Some food costs will need to go up for no other reason that the farmers producing these foods will have higher labour costs. I’m thinking here primarily of farmers accustomed to using migrant labour. Their labour costs are going up because of quarantine requirement and the need for less crowded living accommodation. But there have also been news stories of labour simply not being available to do the necessary work. Fields have not been planted and crops have not been harvested. Inevitably this must lead to higher food prices.

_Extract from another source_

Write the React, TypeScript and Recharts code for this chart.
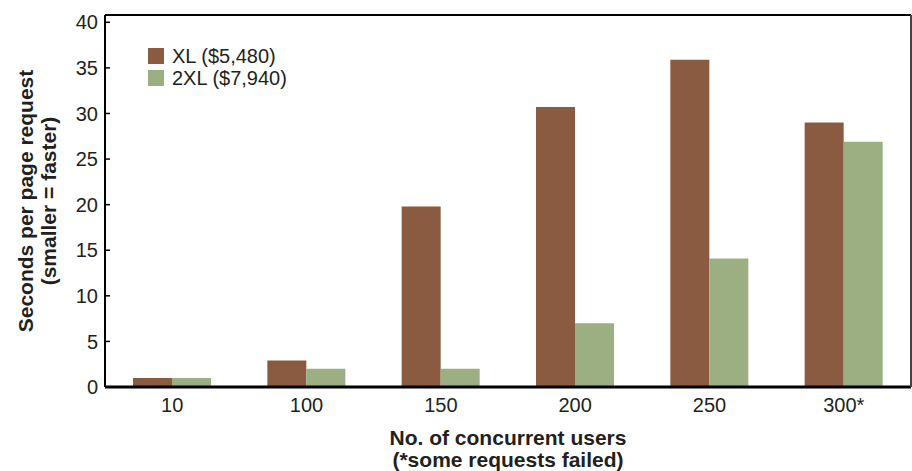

Air travel (and air holidays) will be more expensive. I recently spoke with someone who had flown to Toronto. There had been 25 passengers on a plane designed to carry 150. the Toronto airport had been empty. Obviously the airline was not making money. The airline companies have only begun to make the adjustments necessary in light of the reduced demand for air travel. (We, on the other hand, have learned that we can be quite happy and function well without as much travel.)
Who will pay for this – the higher food costs and higher air travel costs? To some extent all of us. There will be a desire, an attempt, to respond to these higher prices by pressing for increased income – those of us on fixed income will want our pensions increased, and unionized workers will want to negotiate for higher wages – but that needs to be resisted. If we, as the people inhabiting this planet, are to reduce our consumption, higher prices for consumables needs to convert into less consumption. That’s the way it happens within a capitalist system.
But the wealthy that will need to do the most to reduce consumption. I’m thinking here of the wealthy who holiday in Mexico, the wealthy who commute daily between Winnipeg and Steinbach, the wealthy who live in a house bigger than they need, the wealthy who use a car to get 2 litres of milk from the convenience store half a kilometre away, the wealthy who eat out several times a week, etc. etc.
For the adjustments to work, the very wealthy, the 1% will need to do their share. We need to find another way of distributing the wealth of a company. The question is how to do that in a capitalist society. Some NGOs have a guide that the person with the highest income in the organization will earn no more than four times that of the lowest paid person in that same organization. The Mondragon Cooperative in Spain strives for a ratio of 10 to 1. But the current ratio in many of our big companies, where the CEO gets more than 100 times that of the production line worker, is not sustainable.
Within a free capitalist society how do we achieve this? The answer is not obvious. But we need to find an answer. A meaningful life for our descendants depends on this. Previous civilizations, cities and nations have risen and then collapsed because they did not find an answer.